### EXERCISE BRIEF
Could the lines from the start of the data through the line with "plt.rcParams['font.family'] = ['Noto" be set down exactly, with no pictures among them?
# # # # #
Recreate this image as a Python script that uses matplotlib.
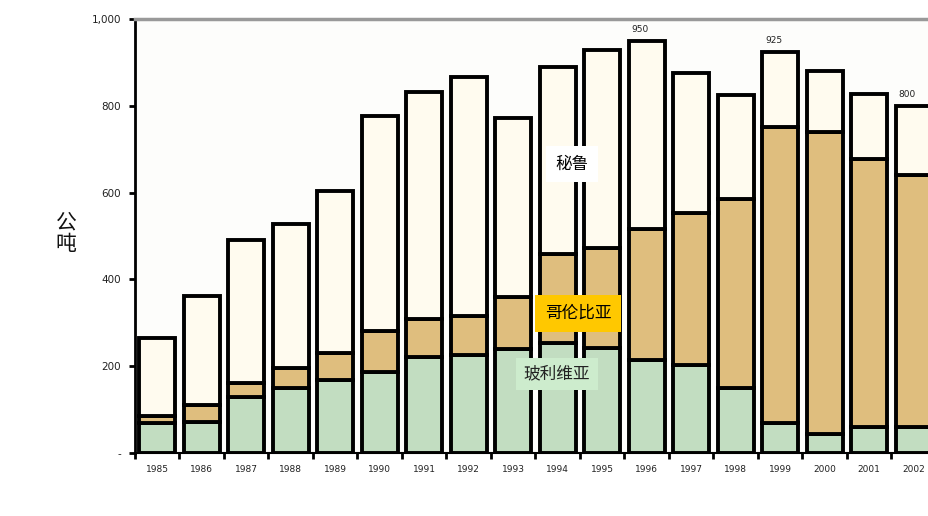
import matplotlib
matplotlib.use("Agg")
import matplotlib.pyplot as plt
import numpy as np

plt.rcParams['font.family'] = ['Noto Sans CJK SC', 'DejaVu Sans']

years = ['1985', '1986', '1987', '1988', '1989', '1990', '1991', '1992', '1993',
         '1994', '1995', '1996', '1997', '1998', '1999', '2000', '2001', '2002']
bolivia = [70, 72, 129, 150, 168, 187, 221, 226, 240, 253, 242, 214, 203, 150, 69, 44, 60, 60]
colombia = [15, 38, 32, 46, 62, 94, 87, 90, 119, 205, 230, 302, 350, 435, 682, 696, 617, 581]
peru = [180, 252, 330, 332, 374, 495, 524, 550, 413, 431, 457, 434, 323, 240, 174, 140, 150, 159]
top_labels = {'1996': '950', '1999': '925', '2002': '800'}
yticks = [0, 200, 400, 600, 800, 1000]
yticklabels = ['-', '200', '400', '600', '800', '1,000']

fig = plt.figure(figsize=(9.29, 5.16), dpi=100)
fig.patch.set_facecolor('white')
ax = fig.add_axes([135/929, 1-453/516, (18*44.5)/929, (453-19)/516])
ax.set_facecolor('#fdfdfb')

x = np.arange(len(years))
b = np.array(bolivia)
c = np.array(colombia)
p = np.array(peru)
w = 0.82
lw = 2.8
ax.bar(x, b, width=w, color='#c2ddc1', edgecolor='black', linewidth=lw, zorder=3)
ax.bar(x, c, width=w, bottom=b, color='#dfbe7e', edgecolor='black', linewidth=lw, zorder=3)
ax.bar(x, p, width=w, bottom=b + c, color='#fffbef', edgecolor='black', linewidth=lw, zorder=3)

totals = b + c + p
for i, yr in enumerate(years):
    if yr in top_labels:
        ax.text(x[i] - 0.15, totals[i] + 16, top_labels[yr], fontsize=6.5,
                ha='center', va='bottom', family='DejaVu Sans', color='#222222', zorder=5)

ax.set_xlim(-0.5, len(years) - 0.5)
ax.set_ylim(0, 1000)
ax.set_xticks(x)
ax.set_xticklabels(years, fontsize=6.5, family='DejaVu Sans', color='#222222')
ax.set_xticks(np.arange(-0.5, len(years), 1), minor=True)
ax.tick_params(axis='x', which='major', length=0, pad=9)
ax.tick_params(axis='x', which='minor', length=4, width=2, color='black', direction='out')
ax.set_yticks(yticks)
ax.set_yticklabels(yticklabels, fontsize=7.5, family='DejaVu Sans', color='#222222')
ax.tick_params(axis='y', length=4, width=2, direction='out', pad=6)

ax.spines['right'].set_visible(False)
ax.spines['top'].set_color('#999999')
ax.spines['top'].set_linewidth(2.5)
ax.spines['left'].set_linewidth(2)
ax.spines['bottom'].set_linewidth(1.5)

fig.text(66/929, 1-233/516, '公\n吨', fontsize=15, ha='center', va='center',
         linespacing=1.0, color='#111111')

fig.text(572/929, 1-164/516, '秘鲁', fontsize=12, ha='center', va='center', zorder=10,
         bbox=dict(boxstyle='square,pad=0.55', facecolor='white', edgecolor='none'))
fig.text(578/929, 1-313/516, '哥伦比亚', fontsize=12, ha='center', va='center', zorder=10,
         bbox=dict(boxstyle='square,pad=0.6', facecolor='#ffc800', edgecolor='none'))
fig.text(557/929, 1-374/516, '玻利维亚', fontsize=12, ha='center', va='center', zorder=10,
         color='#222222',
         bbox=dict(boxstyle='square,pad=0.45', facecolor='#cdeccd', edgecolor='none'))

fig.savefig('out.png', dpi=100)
# # # # #
### CORRECT RESULT
Recreate this image as a Python script that uses matplotlib.
import matplotlib
matplotlib.use("Agg")
import matplotlib.pyplot as plt
import numpy as np

plt.rcParams['font.family'] = ['Noto Sans CJK SC', 'DejaVu Sans']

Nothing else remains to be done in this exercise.